Wrecking one’s life isn’t all that difficult. Coaching sessions with top-notch executives – talented, smart and good at what they do – reveal an extraordinary gift for giving momentum to the wrecking ball of life.
But once in a while, a leader has a come-to-Jesus meeting … with himself or herself (and perhaps a coach) to identify one small alteration within his/her total way of living. Rather than work on business leadership, he or she works on leading a more outstanding, authentic life.
And, as if on cue after the fat lady sings, the truth is then revealed – the best leaders are the ones who have rich personal lives.
You don’t have to have a high-level executive title to keep reading; just be in an evaluative mood. Construct a kind of performance review for yourself, so the choices you are making don’t whoop up and slip into a lifetime. Here are the steps to wrecking your life:
#1. Lie to Yourself: Keep believing what you know isn’t the truth anymore. Did you love that job once but not so much lately? How is that marriage? Are you feeling as carefree and joyful with the way your life is being played out now that you’re in the middle of it? or somewhere prior to the middle? Gravitate toward a less than honest but positive assessment so you don’t have to confront some tough issues. You can do that later – in the dining room of your assisted living facility.
#2. Waste Your Heart: No aerobic assessments here; this is about listening to your gut. Trusting yourself is taking a chance on yourself – that’s a risk, kiddo. Sca-ry! Don’t pay attention to yourself. Drown out your intuition with too much planning for each and every month on that calendar. For goodness sake, don’t slow down or those damn questions that your soul is sending (such as, “what am I doing” or “why am I doing this?”) might get in your face. They might show up sometime other than when you’re stopped at a traffic light or throwing a flower onto a coffin.
#3. Seek Perfect People: Complete your life like a branding consultant and start running from anyone who doesn’t “add value.” Of course you can’t live your best life when your boss is over-bearing or some of your family members sucks at being great. So, blame them, leave them or better yet, start devoting all of your time and energy to “fixing” these smarmy people. There’s no way to live the life you want until everyone around you is just right.
#4. Wait on Something: We know there are just things that have messed up the idea of you living the life you want and you have to wait until everything is hunky dory. Think of the life you really want as a gift certificate that someday you’ll redeem. The best time for this is when the kids are grown, the mortgage is paid, your aging parents are on happy drugs and your partner finds his or her own happiness to spill over onto you.

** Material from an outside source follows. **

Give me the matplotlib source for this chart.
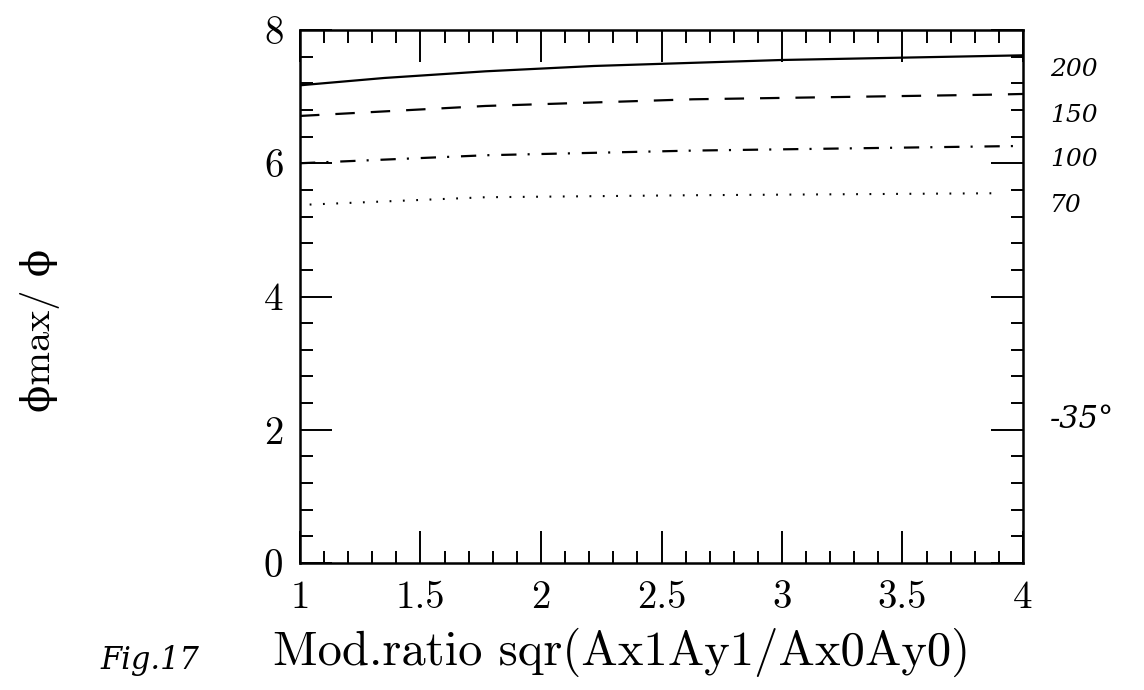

#5. Plan on Retirement: Be sure to concoct some crazy place in the future where you plan to stop working and start living. Take yourself out of the workplace just when your experience and skill set is chiseled to benefit an organization or your own business. Do not design a life where you seek to find meaning and value in “work” – no matter what your age – while still living the life you want. So absurd.
Well…..how are you doing? Are you taking any of these steps?